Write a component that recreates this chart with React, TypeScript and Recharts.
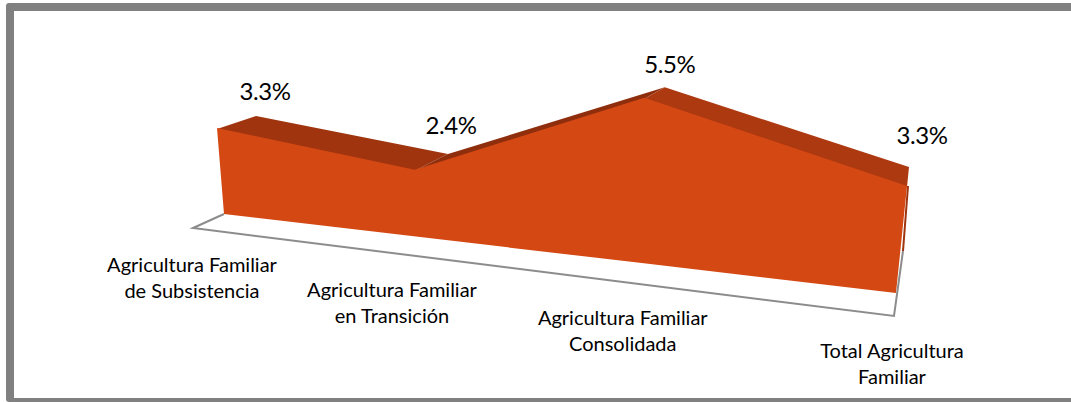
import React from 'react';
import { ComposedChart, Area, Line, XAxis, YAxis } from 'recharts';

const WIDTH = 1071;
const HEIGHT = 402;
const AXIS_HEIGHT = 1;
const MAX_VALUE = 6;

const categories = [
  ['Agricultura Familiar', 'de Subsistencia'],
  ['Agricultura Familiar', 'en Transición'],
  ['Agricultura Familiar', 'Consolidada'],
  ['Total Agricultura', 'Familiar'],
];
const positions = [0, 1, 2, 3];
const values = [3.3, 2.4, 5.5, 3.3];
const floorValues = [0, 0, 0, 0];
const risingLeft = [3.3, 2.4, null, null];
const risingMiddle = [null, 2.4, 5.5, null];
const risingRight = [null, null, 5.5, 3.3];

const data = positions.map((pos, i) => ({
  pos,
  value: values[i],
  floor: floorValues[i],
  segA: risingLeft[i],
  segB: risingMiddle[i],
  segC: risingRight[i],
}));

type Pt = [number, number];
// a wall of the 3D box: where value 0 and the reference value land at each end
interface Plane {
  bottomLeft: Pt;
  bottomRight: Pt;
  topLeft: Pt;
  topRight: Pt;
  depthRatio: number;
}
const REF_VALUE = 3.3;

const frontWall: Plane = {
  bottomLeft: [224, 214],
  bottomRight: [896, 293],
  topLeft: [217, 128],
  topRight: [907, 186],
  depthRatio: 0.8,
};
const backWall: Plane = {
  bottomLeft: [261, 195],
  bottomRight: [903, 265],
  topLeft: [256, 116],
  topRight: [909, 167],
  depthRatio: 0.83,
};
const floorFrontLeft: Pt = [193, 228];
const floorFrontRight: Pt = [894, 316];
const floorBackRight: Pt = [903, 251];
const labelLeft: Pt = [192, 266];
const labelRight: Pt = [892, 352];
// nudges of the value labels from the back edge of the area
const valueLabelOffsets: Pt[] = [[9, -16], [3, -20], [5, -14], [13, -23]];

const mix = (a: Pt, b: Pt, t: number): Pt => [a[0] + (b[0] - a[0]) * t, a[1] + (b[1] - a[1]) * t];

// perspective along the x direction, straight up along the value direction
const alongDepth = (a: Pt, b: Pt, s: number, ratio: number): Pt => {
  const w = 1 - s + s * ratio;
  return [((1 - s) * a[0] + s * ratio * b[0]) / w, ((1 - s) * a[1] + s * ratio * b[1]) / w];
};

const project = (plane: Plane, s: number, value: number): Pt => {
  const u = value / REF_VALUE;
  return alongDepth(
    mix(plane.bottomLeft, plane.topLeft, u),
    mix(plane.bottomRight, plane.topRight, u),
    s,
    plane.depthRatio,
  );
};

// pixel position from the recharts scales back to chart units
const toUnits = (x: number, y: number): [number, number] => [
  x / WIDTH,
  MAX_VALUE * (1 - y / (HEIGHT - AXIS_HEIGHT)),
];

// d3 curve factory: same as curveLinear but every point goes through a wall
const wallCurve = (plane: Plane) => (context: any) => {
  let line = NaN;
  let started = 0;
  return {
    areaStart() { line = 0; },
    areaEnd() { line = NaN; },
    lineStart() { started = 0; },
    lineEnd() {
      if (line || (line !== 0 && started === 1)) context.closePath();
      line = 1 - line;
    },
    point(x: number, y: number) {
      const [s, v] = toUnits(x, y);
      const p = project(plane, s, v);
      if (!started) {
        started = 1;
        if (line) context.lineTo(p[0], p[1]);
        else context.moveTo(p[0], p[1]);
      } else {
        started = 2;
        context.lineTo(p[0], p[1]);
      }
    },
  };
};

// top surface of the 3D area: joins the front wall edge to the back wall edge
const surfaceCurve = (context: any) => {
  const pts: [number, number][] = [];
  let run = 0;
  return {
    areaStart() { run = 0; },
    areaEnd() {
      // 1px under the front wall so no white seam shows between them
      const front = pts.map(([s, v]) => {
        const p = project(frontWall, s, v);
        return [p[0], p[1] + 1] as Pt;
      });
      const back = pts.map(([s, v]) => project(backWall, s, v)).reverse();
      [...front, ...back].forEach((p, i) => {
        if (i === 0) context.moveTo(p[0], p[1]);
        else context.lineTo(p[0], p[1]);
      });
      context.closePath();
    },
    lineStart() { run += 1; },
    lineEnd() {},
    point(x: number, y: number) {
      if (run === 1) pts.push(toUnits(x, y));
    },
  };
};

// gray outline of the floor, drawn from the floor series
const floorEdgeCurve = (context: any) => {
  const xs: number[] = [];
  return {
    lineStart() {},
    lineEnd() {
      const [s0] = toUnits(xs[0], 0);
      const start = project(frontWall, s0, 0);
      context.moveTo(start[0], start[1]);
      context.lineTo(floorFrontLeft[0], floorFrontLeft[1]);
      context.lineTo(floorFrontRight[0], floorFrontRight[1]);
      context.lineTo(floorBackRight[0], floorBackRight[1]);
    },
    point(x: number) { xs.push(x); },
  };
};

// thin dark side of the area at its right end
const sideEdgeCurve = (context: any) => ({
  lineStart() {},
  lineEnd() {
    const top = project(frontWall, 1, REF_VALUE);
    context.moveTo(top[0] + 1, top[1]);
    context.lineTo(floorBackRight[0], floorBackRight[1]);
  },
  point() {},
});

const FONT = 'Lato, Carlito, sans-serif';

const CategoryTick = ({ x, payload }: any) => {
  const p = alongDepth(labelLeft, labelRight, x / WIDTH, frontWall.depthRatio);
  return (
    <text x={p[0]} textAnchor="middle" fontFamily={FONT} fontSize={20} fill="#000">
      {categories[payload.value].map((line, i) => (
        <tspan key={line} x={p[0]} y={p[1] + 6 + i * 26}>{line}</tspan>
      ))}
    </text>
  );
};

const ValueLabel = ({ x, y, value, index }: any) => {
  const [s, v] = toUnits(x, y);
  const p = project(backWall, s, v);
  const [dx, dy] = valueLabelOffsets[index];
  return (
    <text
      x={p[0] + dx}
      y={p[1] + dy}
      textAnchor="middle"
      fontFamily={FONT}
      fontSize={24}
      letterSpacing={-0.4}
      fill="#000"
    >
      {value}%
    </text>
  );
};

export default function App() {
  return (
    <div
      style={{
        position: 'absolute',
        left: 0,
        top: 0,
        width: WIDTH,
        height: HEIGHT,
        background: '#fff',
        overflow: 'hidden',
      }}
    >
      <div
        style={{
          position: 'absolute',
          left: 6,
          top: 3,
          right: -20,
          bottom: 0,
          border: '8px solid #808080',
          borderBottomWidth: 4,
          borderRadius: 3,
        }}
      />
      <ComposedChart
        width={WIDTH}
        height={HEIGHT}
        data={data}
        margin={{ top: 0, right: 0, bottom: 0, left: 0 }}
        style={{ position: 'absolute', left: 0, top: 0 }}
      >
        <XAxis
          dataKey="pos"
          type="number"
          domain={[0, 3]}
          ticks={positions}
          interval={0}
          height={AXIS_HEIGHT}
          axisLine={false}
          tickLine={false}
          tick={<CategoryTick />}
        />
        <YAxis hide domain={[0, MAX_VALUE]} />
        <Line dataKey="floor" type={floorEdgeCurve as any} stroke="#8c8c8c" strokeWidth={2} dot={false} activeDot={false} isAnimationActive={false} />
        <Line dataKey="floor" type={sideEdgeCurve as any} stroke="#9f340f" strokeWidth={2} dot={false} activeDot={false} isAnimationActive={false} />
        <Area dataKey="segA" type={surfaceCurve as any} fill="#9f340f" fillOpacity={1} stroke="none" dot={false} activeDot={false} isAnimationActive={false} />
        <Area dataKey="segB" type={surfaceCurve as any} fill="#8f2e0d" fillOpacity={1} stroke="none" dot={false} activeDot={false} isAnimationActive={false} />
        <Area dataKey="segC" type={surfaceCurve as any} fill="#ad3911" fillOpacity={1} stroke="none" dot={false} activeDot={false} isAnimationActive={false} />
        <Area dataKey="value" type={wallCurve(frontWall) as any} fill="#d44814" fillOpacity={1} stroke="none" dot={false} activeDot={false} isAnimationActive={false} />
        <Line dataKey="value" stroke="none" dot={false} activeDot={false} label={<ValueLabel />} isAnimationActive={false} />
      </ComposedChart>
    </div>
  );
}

# # # #

* Stated problem:
For each line of the listing that holds the word "React", show that line.

* Output of the exercise:
Write a component that recreates this chart with React, TypeScript and Recharts.
import React from 'react';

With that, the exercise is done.